For decades, the World Bank has been among the most active actors in Pakistan’s development landscape. It has poured billions of dollars through structural adjustment programmes, the Social Action Programme, governance reforms, public expenditure reviews, tax administration projects, institutional strengthening initiatives and countless technical assistance missions, advising, financing, monitoring and evaluating virtually every major sector of the economy. Few institutions can claim to have exercised comparable influence over Pakistan’s public policy. Yet throughout this prolonged engagement the bank rarely confronted the constitutional contradictions and structural flaws in Pakistan’s fiscal architecture as binding constraints on the effectiveness of the very programmes it financed — the success of which depended upon institutional arrangements whose weaknesses it now presents as startling discoveries.

It appears to have stumbled on to the weaknesses in expenditure assignments, revenue authority and intergovernmental fiscal transfers, presenting them as though they were newly emerging threats. But these weaknesses were never consistently elevated as central policy concerns during decades of intensive engagement. They did not emerge overnight. They were embedded in the system all along.

So, when the report cites poor learning outcomes, weak health indicators, inefficient public spending and deteriorating service delivery as evidence that fiscal federalism requires urgent correction, it is inadvertently delivering an indictment of a development model in which the World Bank itself was a central participant. Nor are these revelations path-breaking to anyone familiar with Pakistan’s policy debates. Domestic economists, constitutional experts, numerous policy commissions and successive NFC deliberations have highlighted the tension between expenditure decentralisation and revenue centralisation. None of this was hidden. None of it emerged suddenly.

Development is undeniably difficult. External institutions cannot engineer political settlements or constitutional consensus. A federation is not a corporation whose success can be measured solely through efficiency indicators and fiscal ratios. Pakistan’s federal structure emerged from a political compact intended to address long-standing provincial grievances and perceptions of excessive centralisation. Any assessment that emphasises administrative and fiscal efficiency while relegating political considerations to the margins will produce an incomplete diagnosis.
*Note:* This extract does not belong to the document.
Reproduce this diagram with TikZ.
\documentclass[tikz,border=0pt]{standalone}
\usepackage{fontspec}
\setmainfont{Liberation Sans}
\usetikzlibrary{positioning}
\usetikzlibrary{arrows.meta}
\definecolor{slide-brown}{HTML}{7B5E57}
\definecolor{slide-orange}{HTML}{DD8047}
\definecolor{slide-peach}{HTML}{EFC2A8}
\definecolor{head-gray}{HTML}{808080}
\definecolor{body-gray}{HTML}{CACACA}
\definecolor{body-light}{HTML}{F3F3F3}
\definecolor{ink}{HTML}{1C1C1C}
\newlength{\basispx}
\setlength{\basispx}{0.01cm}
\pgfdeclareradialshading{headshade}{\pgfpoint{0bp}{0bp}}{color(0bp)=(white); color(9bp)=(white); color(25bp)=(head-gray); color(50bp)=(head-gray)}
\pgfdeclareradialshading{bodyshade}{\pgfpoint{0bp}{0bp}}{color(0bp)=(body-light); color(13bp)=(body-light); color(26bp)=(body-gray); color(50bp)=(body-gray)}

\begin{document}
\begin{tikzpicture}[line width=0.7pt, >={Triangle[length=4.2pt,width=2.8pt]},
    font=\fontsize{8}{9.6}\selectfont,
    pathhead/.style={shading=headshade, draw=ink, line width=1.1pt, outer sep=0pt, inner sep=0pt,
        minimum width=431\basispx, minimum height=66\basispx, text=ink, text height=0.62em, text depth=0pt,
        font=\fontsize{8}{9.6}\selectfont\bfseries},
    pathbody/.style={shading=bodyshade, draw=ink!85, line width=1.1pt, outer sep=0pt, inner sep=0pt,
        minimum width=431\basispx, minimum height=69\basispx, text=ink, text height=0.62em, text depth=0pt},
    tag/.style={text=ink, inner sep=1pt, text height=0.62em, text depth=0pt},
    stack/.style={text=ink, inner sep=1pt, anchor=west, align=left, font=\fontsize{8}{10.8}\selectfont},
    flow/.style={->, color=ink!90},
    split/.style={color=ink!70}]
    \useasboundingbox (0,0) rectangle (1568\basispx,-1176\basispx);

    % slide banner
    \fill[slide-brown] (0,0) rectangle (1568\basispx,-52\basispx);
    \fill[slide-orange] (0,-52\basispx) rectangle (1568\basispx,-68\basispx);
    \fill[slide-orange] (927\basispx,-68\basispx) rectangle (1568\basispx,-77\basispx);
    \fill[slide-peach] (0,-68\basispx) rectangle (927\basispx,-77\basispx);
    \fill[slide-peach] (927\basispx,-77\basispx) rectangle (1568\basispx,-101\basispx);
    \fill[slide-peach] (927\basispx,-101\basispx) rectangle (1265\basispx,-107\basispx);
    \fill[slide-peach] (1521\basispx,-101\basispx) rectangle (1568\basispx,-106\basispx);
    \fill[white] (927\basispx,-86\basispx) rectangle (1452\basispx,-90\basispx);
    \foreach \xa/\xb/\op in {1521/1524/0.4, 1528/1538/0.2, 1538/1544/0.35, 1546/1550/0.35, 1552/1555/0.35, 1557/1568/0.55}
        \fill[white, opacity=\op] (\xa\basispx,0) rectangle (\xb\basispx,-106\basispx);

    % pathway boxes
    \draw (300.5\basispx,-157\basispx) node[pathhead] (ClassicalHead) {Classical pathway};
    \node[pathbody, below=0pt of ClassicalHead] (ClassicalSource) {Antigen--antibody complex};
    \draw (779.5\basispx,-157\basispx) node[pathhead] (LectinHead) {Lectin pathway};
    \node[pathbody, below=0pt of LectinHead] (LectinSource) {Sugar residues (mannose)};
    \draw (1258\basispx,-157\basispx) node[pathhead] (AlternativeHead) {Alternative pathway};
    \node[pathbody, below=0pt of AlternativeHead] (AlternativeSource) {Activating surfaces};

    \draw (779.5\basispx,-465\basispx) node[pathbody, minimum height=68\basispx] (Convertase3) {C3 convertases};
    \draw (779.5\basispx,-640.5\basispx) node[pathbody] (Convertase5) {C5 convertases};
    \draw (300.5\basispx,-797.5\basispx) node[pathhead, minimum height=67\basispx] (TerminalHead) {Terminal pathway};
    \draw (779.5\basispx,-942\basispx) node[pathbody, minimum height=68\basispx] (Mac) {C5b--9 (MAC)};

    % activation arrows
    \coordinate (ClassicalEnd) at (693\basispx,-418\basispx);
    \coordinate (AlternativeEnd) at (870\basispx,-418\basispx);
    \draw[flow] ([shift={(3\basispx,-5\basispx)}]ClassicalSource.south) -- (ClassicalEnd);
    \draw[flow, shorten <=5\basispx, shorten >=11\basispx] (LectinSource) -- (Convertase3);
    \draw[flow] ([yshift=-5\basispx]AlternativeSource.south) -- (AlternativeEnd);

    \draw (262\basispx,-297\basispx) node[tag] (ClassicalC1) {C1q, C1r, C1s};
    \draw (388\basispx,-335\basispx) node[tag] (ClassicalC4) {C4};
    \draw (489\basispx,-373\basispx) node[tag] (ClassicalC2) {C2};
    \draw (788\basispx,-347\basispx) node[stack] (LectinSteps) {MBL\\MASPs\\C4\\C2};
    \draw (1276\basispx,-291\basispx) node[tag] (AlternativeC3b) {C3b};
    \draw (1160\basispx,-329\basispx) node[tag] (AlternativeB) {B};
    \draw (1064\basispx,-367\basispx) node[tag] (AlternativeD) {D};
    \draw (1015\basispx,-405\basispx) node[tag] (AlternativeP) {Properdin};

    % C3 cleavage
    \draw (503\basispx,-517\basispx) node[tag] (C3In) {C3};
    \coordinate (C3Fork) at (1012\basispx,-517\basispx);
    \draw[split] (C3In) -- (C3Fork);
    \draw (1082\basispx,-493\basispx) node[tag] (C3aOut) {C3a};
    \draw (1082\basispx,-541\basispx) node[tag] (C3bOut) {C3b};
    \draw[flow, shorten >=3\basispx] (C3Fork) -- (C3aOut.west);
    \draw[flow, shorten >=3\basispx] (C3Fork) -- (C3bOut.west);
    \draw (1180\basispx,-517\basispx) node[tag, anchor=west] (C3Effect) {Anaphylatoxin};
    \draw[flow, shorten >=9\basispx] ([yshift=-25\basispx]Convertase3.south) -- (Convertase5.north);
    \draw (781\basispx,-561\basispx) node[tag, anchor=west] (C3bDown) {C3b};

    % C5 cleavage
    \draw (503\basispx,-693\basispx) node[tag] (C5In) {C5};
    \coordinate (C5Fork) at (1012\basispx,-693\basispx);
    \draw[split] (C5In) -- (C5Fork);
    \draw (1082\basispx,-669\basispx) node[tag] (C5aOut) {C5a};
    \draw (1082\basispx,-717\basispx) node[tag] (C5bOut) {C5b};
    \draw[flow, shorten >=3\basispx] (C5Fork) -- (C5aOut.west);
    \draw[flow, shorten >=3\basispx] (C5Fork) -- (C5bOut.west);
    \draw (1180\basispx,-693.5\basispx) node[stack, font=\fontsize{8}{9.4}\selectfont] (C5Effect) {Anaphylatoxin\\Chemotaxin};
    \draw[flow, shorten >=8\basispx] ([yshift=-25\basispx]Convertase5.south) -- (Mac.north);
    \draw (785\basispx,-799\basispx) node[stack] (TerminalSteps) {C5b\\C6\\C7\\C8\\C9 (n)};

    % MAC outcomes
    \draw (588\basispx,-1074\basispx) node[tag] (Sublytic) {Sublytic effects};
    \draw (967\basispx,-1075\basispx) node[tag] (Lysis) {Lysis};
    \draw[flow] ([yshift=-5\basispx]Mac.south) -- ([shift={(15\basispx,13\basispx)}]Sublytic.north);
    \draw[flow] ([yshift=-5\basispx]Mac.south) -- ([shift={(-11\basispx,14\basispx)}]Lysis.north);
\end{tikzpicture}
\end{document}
To be fair, the report occasionally acknowledges these political dimensions. Yet they remain peripheral. The implicit message remains that better formulas, stronger coordination bodies and mechanisms, and improved fiscal rules will somehow overcome problems rooted in political power, constitutional history and distrust between governments. The report’s technical observations are generally sound. Pakistan does need clearer expenditure responsibilities, stronger provincial revenue effort, transparent fiscal transfers, effective LGs and more coherent intergovernmental coordination. But none of these reforms will survive unless they alter the incentives that have frustrated every previous reform attempt.

This is where the report falls short. It implicitly presents its diagnosis as a novel discovery while avoiding any serious self-reflection. A credible assessment would have included a chapter titled, ‘What we got wrong’. After decades of advising governments, financing reforms, evaluating institutions and shaping public policy, the World Bank should ask itself how an institution so deeply involved in the country’s development arrived so late to a conclusion that Pakistanis had identified all along.

The writer is a former governor of the State Bank.